Okay, so there is no way to go about reviewing Behemoth if nothing is said about Leviathan, even if both books stand on their own well enough. Except if you read Behemoth first, you’d want to go right back out and get Leviathan anyway, to make sure you got the full experience.
Leviathan is set at the beginning of World War I, with the death of Archduke Ferdinand by Serbs. As such, we can’t exactly pin it down to the era of steam technology, so it’s more fittingly dieselpunk. Nonetheless, the historicity and scale of tech retrofitted into the past fit nicely into steampunk conventions.
Within this history, it’s obvious that Westerfeld has done his homework, down to little details that add a delicious accuracy to enhance certain scenes, while being very clear where he has strayed.
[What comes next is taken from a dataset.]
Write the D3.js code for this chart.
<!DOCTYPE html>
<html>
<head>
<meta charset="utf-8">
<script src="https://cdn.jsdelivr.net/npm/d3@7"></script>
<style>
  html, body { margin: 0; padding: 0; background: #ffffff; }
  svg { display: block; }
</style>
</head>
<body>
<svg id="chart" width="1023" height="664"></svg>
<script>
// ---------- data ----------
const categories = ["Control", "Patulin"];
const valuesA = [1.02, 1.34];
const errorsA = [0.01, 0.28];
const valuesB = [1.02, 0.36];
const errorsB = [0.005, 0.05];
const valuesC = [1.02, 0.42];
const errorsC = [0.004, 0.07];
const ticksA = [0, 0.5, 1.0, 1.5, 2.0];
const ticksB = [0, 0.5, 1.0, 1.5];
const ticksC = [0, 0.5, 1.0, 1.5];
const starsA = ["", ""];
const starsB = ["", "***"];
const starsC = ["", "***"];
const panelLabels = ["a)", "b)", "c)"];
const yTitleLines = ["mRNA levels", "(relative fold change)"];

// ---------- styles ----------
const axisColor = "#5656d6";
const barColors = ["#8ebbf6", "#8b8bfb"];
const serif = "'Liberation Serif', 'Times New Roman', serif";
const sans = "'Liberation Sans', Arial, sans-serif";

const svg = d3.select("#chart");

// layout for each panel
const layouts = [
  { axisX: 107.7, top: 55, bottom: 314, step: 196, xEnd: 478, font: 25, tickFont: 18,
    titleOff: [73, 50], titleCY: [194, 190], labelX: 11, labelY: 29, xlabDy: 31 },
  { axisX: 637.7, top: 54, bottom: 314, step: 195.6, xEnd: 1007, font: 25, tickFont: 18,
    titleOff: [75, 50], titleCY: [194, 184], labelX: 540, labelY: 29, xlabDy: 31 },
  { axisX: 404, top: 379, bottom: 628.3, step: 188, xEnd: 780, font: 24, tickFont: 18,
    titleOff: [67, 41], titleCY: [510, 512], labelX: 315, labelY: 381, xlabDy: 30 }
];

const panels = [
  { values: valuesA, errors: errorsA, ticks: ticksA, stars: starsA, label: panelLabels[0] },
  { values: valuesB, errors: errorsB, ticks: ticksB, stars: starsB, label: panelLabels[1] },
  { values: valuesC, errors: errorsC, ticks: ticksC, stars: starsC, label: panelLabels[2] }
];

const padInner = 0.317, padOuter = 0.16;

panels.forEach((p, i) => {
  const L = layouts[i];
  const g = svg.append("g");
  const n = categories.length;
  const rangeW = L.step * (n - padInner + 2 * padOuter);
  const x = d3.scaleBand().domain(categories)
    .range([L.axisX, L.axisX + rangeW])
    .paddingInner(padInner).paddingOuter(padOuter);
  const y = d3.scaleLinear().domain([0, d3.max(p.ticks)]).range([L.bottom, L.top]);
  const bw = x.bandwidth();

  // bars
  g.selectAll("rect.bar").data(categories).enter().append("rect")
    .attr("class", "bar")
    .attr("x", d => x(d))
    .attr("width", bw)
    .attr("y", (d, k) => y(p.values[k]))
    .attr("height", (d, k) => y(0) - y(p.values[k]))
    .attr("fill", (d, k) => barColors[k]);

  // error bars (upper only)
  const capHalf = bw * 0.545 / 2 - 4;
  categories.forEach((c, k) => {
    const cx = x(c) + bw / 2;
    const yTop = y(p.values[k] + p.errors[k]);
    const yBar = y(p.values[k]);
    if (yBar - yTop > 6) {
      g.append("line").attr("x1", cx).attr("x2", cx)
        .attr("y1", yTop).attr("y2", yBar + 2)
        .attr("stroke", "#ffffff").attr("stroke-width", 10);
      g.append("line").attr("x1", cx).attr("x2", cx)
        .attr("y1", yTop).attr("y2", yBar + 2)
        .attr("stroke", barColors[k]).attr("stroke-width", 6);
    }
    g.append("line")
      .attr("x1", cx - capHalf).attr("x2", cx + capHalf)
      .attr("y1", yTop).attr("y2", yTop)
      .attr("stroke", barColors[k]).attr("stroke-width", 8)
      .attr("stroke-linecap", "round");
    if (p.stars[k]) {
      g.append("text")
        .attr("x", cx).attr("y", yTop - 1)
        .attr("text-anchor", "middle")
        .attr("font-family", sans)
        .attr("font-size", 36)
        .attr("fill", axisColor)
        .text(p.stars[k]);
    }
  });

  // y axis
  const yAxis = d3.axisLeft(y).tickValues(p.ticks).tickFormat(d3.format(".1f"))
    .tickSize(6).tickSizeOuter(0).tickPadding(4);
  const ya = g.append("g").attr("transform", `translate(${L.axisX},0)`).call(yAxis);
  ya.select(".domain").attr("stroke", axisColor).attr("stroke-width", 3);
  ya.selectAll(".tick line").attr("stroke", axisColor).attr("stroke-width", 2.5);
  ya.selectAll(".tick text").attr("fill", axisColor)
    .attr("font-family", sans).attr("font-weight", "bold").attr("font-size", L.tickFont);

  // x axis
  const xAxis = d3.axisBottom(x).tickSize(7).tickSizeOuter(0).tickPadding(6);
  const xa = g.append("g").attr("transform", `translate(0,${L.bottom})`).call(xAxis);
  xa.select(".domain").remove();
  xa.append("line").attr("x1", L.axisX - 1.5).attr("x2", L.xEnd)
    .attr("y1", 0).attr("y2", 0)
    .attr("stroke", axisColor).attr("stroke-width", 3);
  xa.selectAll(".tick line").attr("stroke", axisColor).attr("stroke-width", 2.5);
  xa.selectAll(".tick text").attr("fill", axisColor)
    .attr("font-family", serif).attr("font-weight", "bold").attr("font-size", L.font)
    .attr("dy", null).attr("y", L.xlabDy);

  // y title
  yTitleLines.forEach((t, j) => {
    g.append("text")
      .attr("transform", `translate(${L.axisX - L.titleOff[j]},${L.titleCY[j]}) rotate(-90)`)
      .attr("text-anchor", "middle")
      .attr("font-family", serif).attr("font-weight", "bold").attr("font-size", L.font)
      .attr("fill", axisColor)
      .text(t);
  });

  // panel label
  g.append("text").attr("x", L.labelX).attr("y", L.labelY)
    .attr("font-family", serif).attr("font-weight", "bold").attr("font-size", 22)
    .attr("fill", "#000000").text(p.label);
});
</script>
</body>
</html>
As such, there isn’t one break-off point between this story and recorded history, but a blend of both.
The two major factions within the new geopolitical landscape are very reasonably set: in the bits of Europe that is Catholic, the predominant tech is mechanical, with hulking machines that are deeply reminiscent of HG Wells’ land ironclads. The British, by contrast, are Darwinists, with the conceit that Darwin discovered DNA and developed the technology to harness it, to the point that the British fabricate their own biological ecosystems in a fashion that serves their purposes.
This is how we get Leviathan, which is, to put it bluntly, a flying whale.